══ Stored data ══
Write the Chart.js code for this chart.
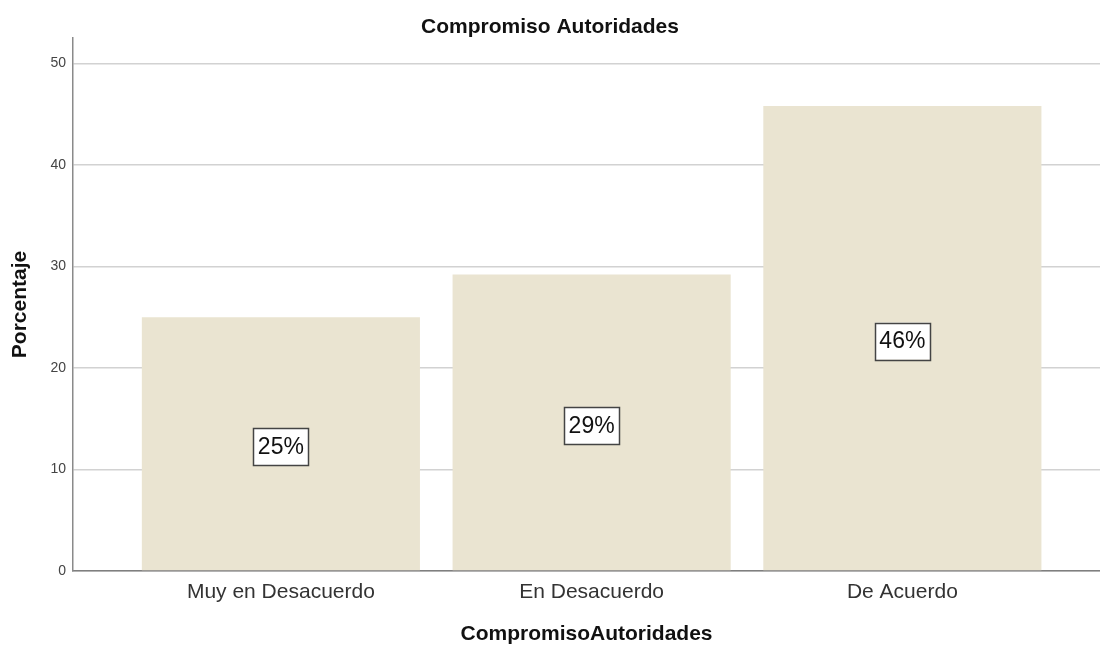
<!DOCTYPE html>
<html>
<head>
<meta charset="utf-8">
<title>Compromiso Autoridades</title>
<script src="https://cdn.jsdelivr.net/npm/chart.js@4.4.1/dist/chart.umd.min.js"></script>
<style>
  html, body { margin: 0; padding: 0; background: #fff; }
  #wrap { width: 1100px; height: 645px; }
</style>
</head>
<body>
<div id="wrap"><canvas id="chart" width="1100" height="645"></canvas></div>
<script>
// categorias y porcentajes
var categories = ["Muy en Desacuerdo", "En Desacuerdo", "De Acuerdo"];
var percents = [25.0, 29.2, 45.8];
var yTicks = [0, 10, 20, 30, 40, 50];

var FONT = "Arial, 'Liberation Sans', sans-serif";

// etiquetas con caja blanca en el centro de cada barra
var boxLabels = {
    id: "boxLabels",
    afterDatasetsDraw: function (chart) {
        var ctx = chart.ctx;
        var meta = chart.getDatasetMeta(0);
        ctx.save();
        ctx.font = "23px " + FONT;
        ctx.textAlign = "center";
        ctx.textBaseline = "middle";
        meta.data.forEach(function (bar, i) {
            var txt = Math.round(percents[i]) + "%";
            var w = ctx.measureText(txt).width + 9;
            var h = 37;
            var cx = bar.x;
            var cy = (bar.y + bar.base) / 2 + 3;
            ctx.fillStyle = "#ffffff";
            ctx.fillRect(cx - w / 2, cy - h / 2, w, h);
            ctx.strokeStyle = "#444444";
            ctx.lineWidth = 1.5;
            ctx.strokeRect(Math.round(cx - w / 2) + 0.5, Math.round(cy - h / 2) + 0.5, Math.round(w), h);
            ctx.fillStyle = "#111111";
            ctx.fillText(txt, cx, cy + 1);
        });
        ctx.restore();
    }
};

var ctx = document.getElementById("chart").getContext("2d");
var chart = new Chart(ctx, {
    type: "bar",
    data: {
        datasets: [{
            label: "Porcentaje",
            data: percents.map(function (v, i) { return { x: i, y: v }; }),
            backgroundColor: "#EAE4D1",
            borderWidth: 0,
            barPercentage: 0.895,
            categoryPercentage: 1.0
        }]
    },
    options: {
        responsive: false,
        animation: false,
        devicePixelRatio: 1,
        layout: { padding: 0 },
        plugins: {
            legend: { display: false },
            tooltip: { enabled: false },
            title: {
                display: true,
                text: "Compromiso Autoridades",
                color: "#111",
                font: { family: FONT, size: 21, weight: "bold", lineHeight: 1 },
                padding: { top: 17, bottom: 0 }
            }
        },
        scales: {
            x: {
                type: "linear",
                offset: false,
                min: -0.669,
                max: 2.636,
                afterBuildTicks: function (scale) {
                    scale.ticks = categories.map(function (c, i) { return { value: i }; });
                },
                afterFit: function (scale) { scale.height = 74; },
                ticks: {
                    padding: 9,
                    color: "#333",
                    font: { family: FONT, size: 21 },
                    maxRotation: 0,
                    autoSkip: false,
                    callback: function (v) { return categories[v]; }
                },
                grid: { display: false, drawTicks: false },
                border: { display: true, color: "#7f7f7f", width: 1.5 },
                title: {
                    display: true,
                    text: "CompromisoAutoridades",
                    color: "#111",
                    font: { family: FONT, size: 21, weight: "bold", lineHeight: 1 },
                    padding: { top: 0, bottom: 0 }
                }
            },
            y: {
                min: 0,
                max: 52.5,
                afterBuildTicks: function (scale) {
                    scale.ticks = yTicks.map(function (v) { return { value: v }; });
                },
                afterFit: function (scale) { scale.width = 73; },
                ticks: {
                    padding: 7,
                    color: "#444",
                    font: { family: FONT, size: 14 }
                },
                grid: { color: "#d2d2d2", lineWidth: 1.5, drawTicks: false },
                border: { display: true, color: "#8a8a8a", width: 1.5 },
                title: {
                    display: true,
                    text: "Porcentaje",
                    color: "#111",
                    font: { family: FONT, size: 21, weight: "bold", lineHeight: 1 },
                    padding: { top: 10, bottom: 0 }
                }
            }
        }
    },
    plugins: [boxLabels]
});
</script>
</body>
</html>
═══
▶ Work to complete
Copy the material shown above in full and exactly. Skip the pictures.

▶ Answer to the exercise
Write the Chart.js code for this chart.
<!DOCTYPE html>
<html>
<head>
<meta charset="utf-8">
<title>Compromiso Autoridades</title>
<script src="https://cdn.jsdelivr.net/npm/chart.js@4.4.1/dist/chart.umd.min.js"></script>
<style>
  html, body { margin: 0; padding: 0; background: #fff; }
  #wrap { width: 1100px; height: 645px; }
</style>
</head>
<body>
<div id="wrap"><canvas id="chart" width="1100" height="645"></canvas></div>
<script>
// categorias y porcentajes
var categories = ["Muy en Desacuerdo", "En Desacuerdo", "De Acuerdo"];
var percents = [25.0, 29.2, 45.8];
var yTicks = [0, 10, 20, 30, 40, 50];

var FONT = "Arial, 'Liberation Sans', sans-serif";

// etiquetas con caja blanca en el centro de cada barra
var boxLabels = {
    id: "boxLabels",
    afterDatasetsDraw: function (chart) {
        var ctx = chart.ctx;
        var meta = chart.getDatasetMeta(0);
        ctx.save();
        ctx.font = "23px " + FONT;
        ctx.textAlign = "center";
        ctx.textBaseline = "middle";
        meta.data.forEach(function (bar, i) {
            var txt = Math.round(percents[i]) + "%";
            var w = ctx.measureText(txt).width + 9;
            var h = 37;
            var cx = bar.x;
            var cy = (bar.y + bar.base) / 2 + 3;
            ctx.fillStyle = "#ffffff";
            ctx.fillRect(cx - w / 2, cy - h / 2, w, h);
            ctx.strokeStyle = "#444444";
            ctx.lineWidth = 1.5;
            ctx.strokeRect(Math.round(cx - w / 2) + 0.5, Math.round(cy - h / 2) + 0.5, Math.round(w), h);
            ctx.fillStyle = "#111111";
            ctx.fillText(txt, cx, cy + 1);
        });
        ctx.restore();
    }
};

var ctx = document.getElementById("chart").getContext("2d");
var chart = new Chart(ctx, {
    type: "bar",
    data: {
        datasets: [{
            label: "Porcentaje",
            data: percents.map(function (v, i) { return { x: i, y: v }; }),
            backgroundColor: "#EAE4D1",
            borderWidth: 0,
            barPercentage: 0.895,
            categoryPercentage: 1.0
        }]
    },
    options: {
        responsive: false,
        animation: false,
        devicePixelRatio: 1,
        layout: { padding: 0 },
        plugins: {
            legend: { display: false },
            tooltip: { enabled: false },
            title: {
                display: true,
                text: "Compromiso Autoridades",
                color: "#111",
                font: { family: FONT, size: 21, weight: "bold", lineHeight: 1 },
                padding: { top: 17, bottom: 0 }
            }
        },
        scales: {
            x: {
                type: "linear",
                offset: false,
                min: -0.669,
                max: 2.636,
                afterBuildTicks: function (scale) {
                    scale.ticks = categories.map(function (c, i) { return { value: i }; });
                },
                afterFit: function (scale) { scale.height = 74; },
                ticks: {
                    padding: 9,
                    color: "#333",
                    font: { family: FONT, size: 21 },
                    maxRotation: 0,
                    autoSkip: false,
                    callback: function (v) { return categories[v]; }
                },
                grid: { display: false, drawTicks: false },
                border: { display: true, color: "#7f7f7f", width: 1.5 },
                title: {
                    display: true,
                    text: "CompromisoAutoridades",
                    color: "#111",
                    font: { family: FONT, size: 21, weight: "bold", lineHeight: 1 },
                    padding: { top: 0, bottom: 0 }
                }
            },
            y: {
                min: 0,
                max: 52.5,
                afterBuildTicks: function (scale) {
                    scale.ticks = yTicks.map(function (v) { return { value: v }; });
                },
                afterFit: function (scale) { scale.width = 73; },
                ticks: {
                    padding: 7,
                    color: "#444",
                    font: { family: FONT, size: 14 }
                },
                grid: { color: "#d2d2d2", lineWidth: 1.5, drawTicks: false },
                border: { display: true, color: "#8a8a8a", width: 1.5 },
                title: {
                    display: true,
                    text: "Porcentaje",
                    color: "#111",
                    font: { family: FONT, size: 21, weight: "bold", lineHeight: 1 },
                    padding: { top: 10, bottom: 0 }
                }
            }
        }
    },
    plugins: [boxLabels]
});
</script>
</body>
</html>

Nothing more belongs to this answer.